Today, Cynthia Tucker proclaims, "Black Students Must Stop Deriding Scholarship as White", and suggests that home environment may be playing an enormous role in student performance. This brought to mind a speech I once read by Thomas Sowell, The Education of Minority Children, in which he describes the failure of the M Street School, which had outstanding standards of scholarship prior to school integration but which collapsed into poor performance after the mid-1950's.
For those who are interested in schools that produce academic success for minority students, there is no lack of examples, past and present. Tragically, there is a lack of interest by the public school establishment in such examples. Again, I think this goes back to the politics of education.

Put bluntly, failure attracts more money than success. Politically, failure becomes a reason to demand more money, smaller classes, and more trendy courses and programs, ranging from "black English" to bilingualism and "self-esteem." Politicians who want to look compassionate and concerned know that voting money for such projects accomplishes that purpose for them and voting against such programs risks charges of mean-spiritedness, if not implications of racism.

I don't share Sowell's blanket condemnation of "trendy" ideas, or the concept that politicians and others only support the trendy ideas because they want to look compassionate. Not all reforms which sound "trendy" are necessarily bad, and permitting people to avoid meaningful reform by denouncing proposals for reform as "trendy" would only contribute to the problems that Sowell wishes to resolve.

Part of the problem is that some of the trendy ideas, such as small classroom size, make intuitive sense - even if studies of small classrooms don't bear out their supposed fruits past the earliest grades. I agree with Sowell, that our nation's public schools seem loathe to seek out educational solutions that work, and that educational "advocates" often advance changes such as small classrooms which, although they sound good at a superficial level, are not empirically supported and don't require any fundamental change to the system which might actually improve the underlying problems. ("We'll keep doing exactly what we're doing - but with fewer kids in the classroom.")

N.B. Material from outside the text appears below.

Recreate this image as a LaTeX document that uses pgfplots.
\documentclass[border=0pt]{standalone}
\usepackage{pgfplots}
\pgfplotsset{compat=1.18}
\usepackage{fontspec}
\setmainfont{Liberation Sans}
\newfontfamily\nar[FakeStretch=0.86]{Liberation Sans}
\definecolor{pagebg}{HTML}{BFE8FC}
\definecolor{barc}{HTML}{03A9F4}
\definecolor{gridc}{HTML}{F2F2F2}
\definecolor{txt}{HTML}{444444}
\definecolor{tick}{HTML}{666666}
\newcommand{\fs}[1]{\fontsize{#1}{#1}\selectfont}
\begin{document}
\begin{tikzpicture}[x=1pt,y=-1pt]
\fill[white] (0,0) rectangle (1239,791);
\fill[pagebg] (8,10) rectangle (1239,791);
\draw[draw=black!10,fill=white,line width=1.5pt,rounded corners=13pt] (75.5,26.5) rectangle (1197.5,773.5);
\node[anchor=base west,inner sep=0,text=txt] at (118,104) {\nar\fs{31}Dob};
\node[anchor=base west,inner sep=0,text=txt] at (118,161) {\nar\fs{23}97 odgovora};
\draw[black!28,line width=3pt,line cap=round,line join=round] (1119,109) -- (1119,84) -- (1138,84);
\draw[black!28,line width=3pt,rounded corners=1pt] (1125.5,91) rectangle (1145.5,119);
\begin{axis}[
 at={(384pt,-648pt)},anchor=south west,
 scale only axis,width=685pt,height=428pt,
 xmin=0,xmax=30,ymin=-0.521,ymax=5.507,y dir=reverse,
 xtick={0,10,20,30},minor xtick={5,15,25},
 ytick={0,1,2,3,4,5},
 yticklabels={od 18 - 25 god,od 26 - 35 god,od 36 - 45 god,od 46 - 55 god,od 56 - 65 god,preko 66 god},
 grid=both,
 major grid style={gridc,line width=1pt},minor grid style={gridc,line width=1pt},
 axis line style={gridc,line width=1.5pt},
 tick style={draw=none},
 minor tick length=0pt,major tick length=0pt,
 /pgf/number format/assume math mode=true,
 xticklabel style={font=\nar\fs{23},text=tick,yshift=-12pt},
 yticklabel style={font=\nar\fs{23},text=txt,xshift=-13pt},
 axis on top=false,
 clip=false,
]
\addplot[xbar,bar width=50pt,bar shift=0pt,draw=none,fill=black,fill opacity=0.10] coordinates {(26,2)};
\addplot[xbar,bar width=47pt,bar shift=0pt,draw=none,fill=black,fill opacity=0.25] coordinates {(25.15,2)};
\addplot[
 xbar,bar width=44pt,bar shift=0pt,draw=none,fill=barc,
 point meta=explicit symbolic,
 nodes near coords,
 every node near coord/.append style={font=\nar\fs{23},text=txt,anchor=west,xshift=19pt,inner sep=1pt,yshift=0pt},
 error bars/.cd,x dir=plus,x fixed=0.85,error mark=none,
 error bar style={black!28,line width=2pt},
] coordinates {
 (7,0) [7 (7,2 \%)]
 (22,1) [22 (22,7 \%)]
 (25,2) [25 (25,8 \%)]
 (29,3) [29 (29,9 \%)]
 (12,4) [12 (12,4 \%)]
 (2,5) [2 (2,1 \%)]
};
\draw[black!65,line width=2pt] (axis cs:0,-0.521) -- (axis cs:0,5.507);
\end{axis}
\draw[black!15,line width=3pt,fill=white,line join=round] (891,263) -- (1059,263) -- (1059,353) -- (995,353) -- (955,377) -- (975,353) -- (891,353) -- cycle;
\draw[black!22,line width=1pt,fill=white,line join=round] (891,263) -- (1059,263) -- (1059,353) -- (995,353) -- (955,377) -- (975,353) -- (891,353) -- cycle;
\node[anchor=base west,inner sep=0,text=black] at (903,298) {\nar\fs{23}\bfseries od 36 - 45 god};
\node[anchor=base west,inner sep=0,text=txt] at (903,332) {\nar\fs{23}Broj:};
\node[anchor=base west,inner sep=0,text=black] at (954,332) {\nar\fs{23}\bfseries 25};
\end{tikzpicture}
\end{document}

More recently, Thomas Sowell wrote several editorials on educational achievement, including "School Performances", in which he decries the notion that inadequate school funding is behind disparities in performance, and School Performances: Part II, in which he outlines the importance of parental support, and a school's stress of educational fundamentals (over the "fads, fun and propaganda for political correctness" he deplores).

Having received most of my K-12 education in Canada, I have never been able to buy into the notion that school funding is behind the educational woes of most of the nation. Certainly, there are some states which fund their schools at appalling levels, and beyond a certain threshold a lack of funding will cause a collapse of educational quality. But my academically oriented Canadian high school received substantially less funding per pupil than, for example, the Detroit schools of the day. While growing up, I also got to hear my mother's comments about her own experiences teaching in equally funded but academically disparate elementary schools in our home town - a context which can leave little doubt that the import a family places on educational achievement is often the most important contributing factor to a child's academic success.

In Detroit, 47% of adults are functionally illiterate. While I am sure that Thomas Sowell would quickly point out that his own parents were able to provide support for his educational achievements despite their own lack of education, I am sure he would also concede that you cannot magically transform a failed school system by wishing for additional parental support from parents presently who neither have nor value academic skills. And while the "achievement gap" is often depicted as a race issue, that is a distraction from the fact that there are kids of all ethnicities who are caught in the same trap. Some will show the force of character and self-discipline necessary to break out - but most won't.

How many billion dollars are we presently spending to reinvent Iraq's schools? Upgraded facilities, new textbooks, new teaching techniques - little, if anything, of the old system left in place? Meanwhile, our nation's legislators impose meaningless reforms and standardized tests on public schools which, at least to my eye, seem to be far less about improving public education, and far more about creating a context to justify the additional shift of public funds to support private and parochial school education.

And why is it that these issues only appear of import to African American columnists, when closing (or failing to close) the so-called "achievement gap" has profound implications for our nation?